►
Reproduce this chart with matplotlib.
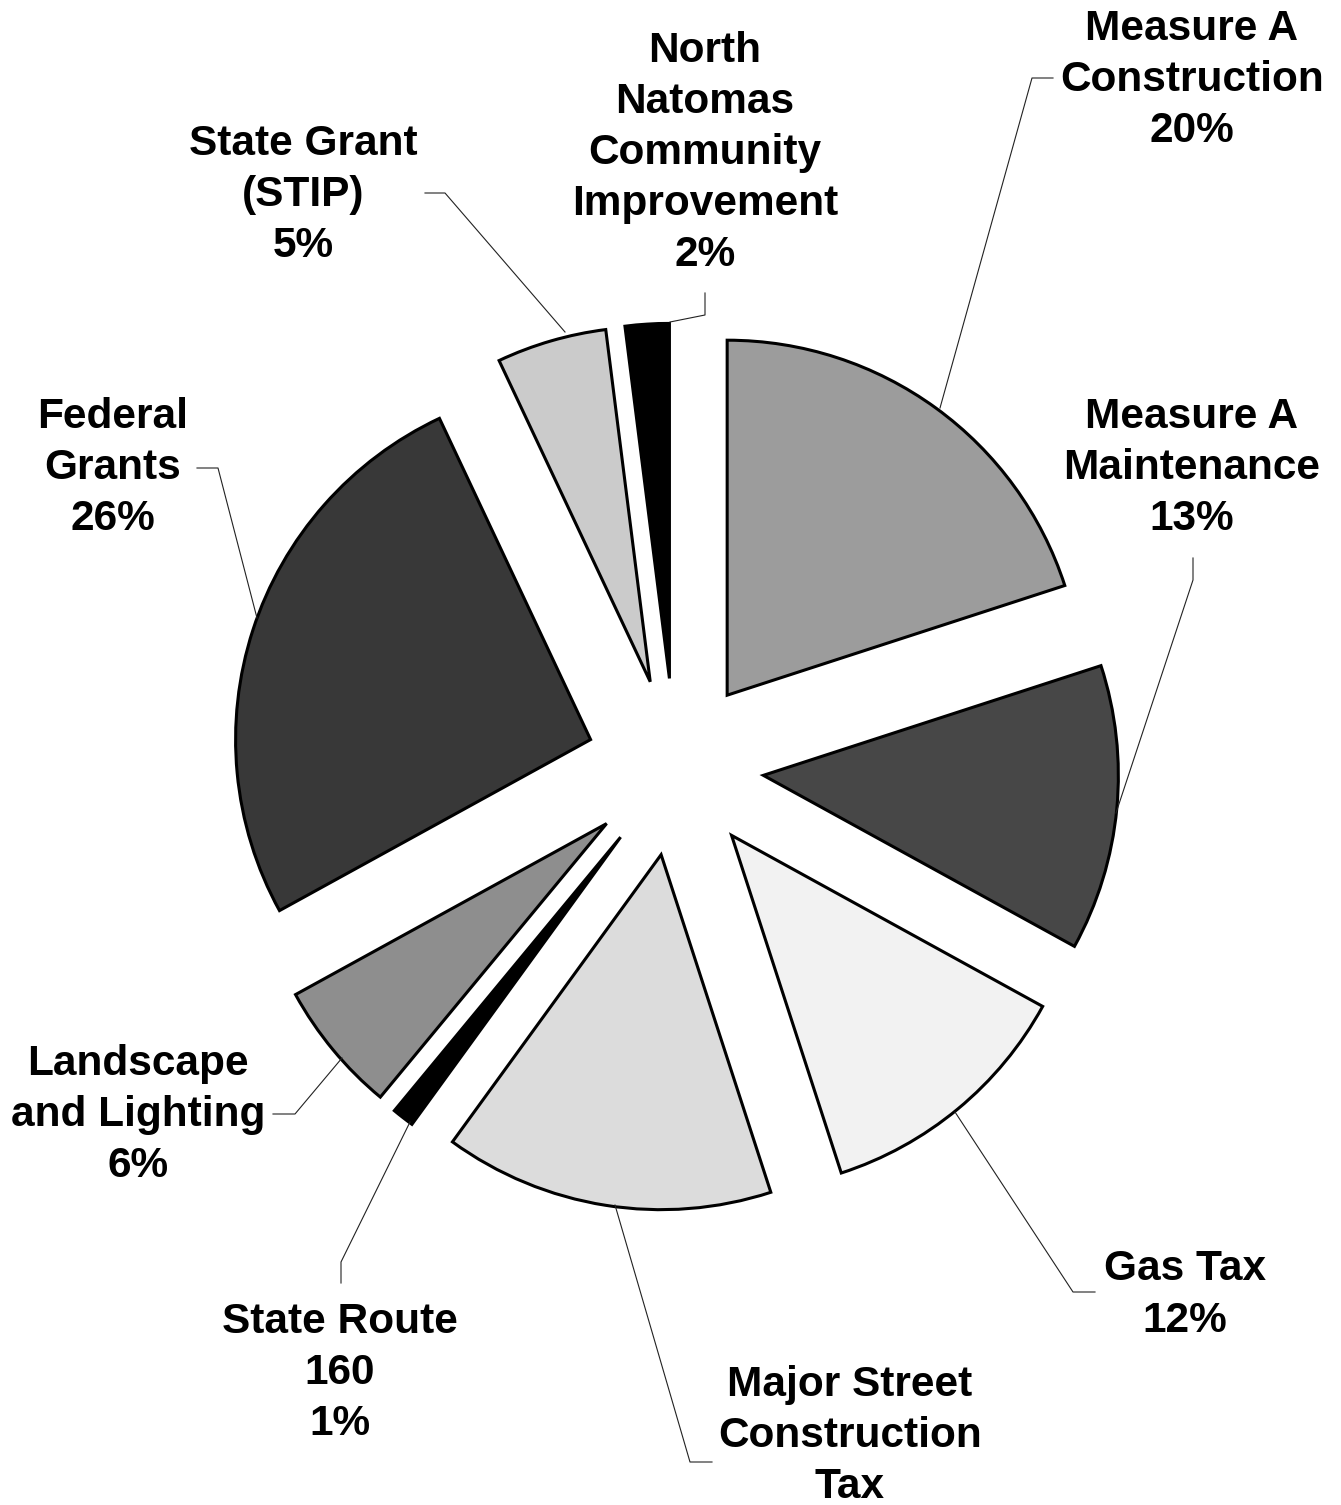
import matplotlib.pyplot as plt

plt.rcParams["font.family"] = ["Liberation Sans", "DejaVu Sans"]

W, H = 1341, 1505
R = 355

# data
sources = ["Measure A\nConstruction", "Measure A\nMaintenance", "Gas Tax",
           "Major Street\nConstruction\nTax", "State Route\n160",
           "Landscape\nand Lighting", "Federal\nGrants", "State Grant\n(STIP)",
           "North\nNatomas\nCommunity\nImprovement"]
shares = [20, 13, 12, 15, 1, 6, 26, 5, 2]
# the percentage of Major Street falls below the page edge in the original
show_pct = [True, True, True, False, True, True, True, True, True]

# styles
fills = ["#9c9c9c", "#474747", "#f2f2f2", "#dcdcdc", "#000000",
         "#8e8e8e", "#383838", "#cbcbcb", "#000000"]

# label block centres and leader paths (pixel coords, y down)
label_xy = [(1192, 80), (1192, 468), (1185, 1295), (850, 1436), (340, 1373),
            (138, 1115), (113, 468), (303, 195), (705, 153)]
leaders = [
    [(1053, 78), (1032, 78), (940, 408)],
    [(1193, 558), (1193, 580), (1116, 813)],
    [(1095, 1292), (1073, 1292), (955, 1112)],
    [(712, 1462), (690, 1462), (615, 1205)],
    [(341, 1283), (341, 1262), (410, 1122)],
    [(273, 1114), (295, 1114), (342, 1058)],
    [(197, 468), (218, 468), (257, 618)],
    [(425, 193), (445, 193), (565, 332)],
    [(705, 293), (705, 315), (670, 322)],
]

fig = plt.figure(figsize=(W / 100, H / 100), dpi=100)
ax = fig.add_axes([0, 0, 1, 1])

ax.pie(shares, colors=fills, startangle=90, counterclock=False,
       radius=R, center=(675, H - 767), explode=[0.25 * R] * len(shares),
       wedgeprops=dict(edgecolor="black", linewidth=2.2), frame=True)
ax.set_xlim(0, W)
ax.set_ylim(0, H)
ax.set_aspect("equal")
ax.axis("off")

for name, pct, show, (x, y), path in zip(sources, shares, show_pct, label_xy, leaders):
    txt = f"{name}\n{pct}%" if show else name
    ax.text(x, H - y, txt, ha="center", va="center",
            multialignment="center", fontsize=30.5, fontweight="bold",
            linespacing=1.36)
    ax.plot([p[0] for p in path], [H - p[1] for p in path],
            color="#222222", linewidth=0.8)

fig.savefig("out.png", dpi=100, facecolor="white")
◄
- **Exercise instructions**
Skip the images and write out the rest of the listing exactly.

- **Output of the exercise**
Reproduce this chart with matplotlib.
import matplotlib.pyplot as plt

plt.rcParams["font.family"] = ["Liberation Sans", "DejaVu Sans"]

W, H = 1341, 1505
R = 355

# data
sources = ["Measure A\nConstruction", "Measure A\nMaintenance", "Gas Tax",
           "Major Street\nConstruction\nTax", "State Route\n160",
           "Landscape\nand Lighting", "Federal\nGrants", "State Grant\n(STIP)",
           "North\nNatomas\nCommunity\nImprovement"]
shares = [20, 13, 12, 15, 1, 6, 26, 5, 2]
# the percentage of Major Street falls below the page edge in the original
show_pct = [True, True, True, False, True, True, True, True, True]

# styles
fills = ["#9c9c9c", "#474747", "#f2f2f2", "#dcdcdc", "#000000",
         "#8e8e8e", "#383838", "#cbcbcb", "#000000"]

# label block centres and leader paths (pixel coords, y down)
label_xy = [(1192, 80), (1192, 468), (1185, 1295), (850, 1436), (340, 1373),
            (138, 1115), (113, 468), (303, 195), (705, 153)]
leaders = [
    [(1053, 78), (1032, 78), (940, 408)],
    [(1193, 558), (1193, 580), (1116, 813)],
    [(1095, 1292), (1073, 1292), (955, 1112)],
    [(712, 1462), (690, 1462), (615, 1205)],
    [(341, 1283), (341, 1262), (410, 1122)],
    [(273, 1114), (295, 1114), (342, 1058)],
    [(197, 468), (218, 468), (257, 618)],
    [(425, 193), (445, 193), (565, 332)],
    [(705, 293), (705, 315), (670, 322)],
]

fig = plt.figure(figsize=(W / 100, H / 100), dpi=100)
ax = fig.add_axes([0, 0, 1, 1])

ax.pie(shares, colors=fills, startangle=90, counterclock=False,
       radius=R, center=(675, H - 767), explode=[0.25 * R] * len(shares),
       wedgeprops=dict(edgecolor="black", linewidth=2.2), frame=True)
ax.set_xlim(0, W)
ax.set_ylim(0, H)
ax.set_aspect("equal")
ax.axis("off")

for name, pct, show, (x, y), path in zip(sources, shares, show_pct, label_xy, leaders):
    txt = f"{name}\n{pct}%" if show else name
    ax.text(x, H - y, txt, ha="center", va="center",
            multialignment="center", fontsize=30.5, fontweight="bold",
            linespacing=1.36)
    ax.plot([p[0] for p in path], [H - p[1] for p in path],
            color="#222222", linewidth=0.8)

fig.savefig("out.png", dpi=100, facecolor="white")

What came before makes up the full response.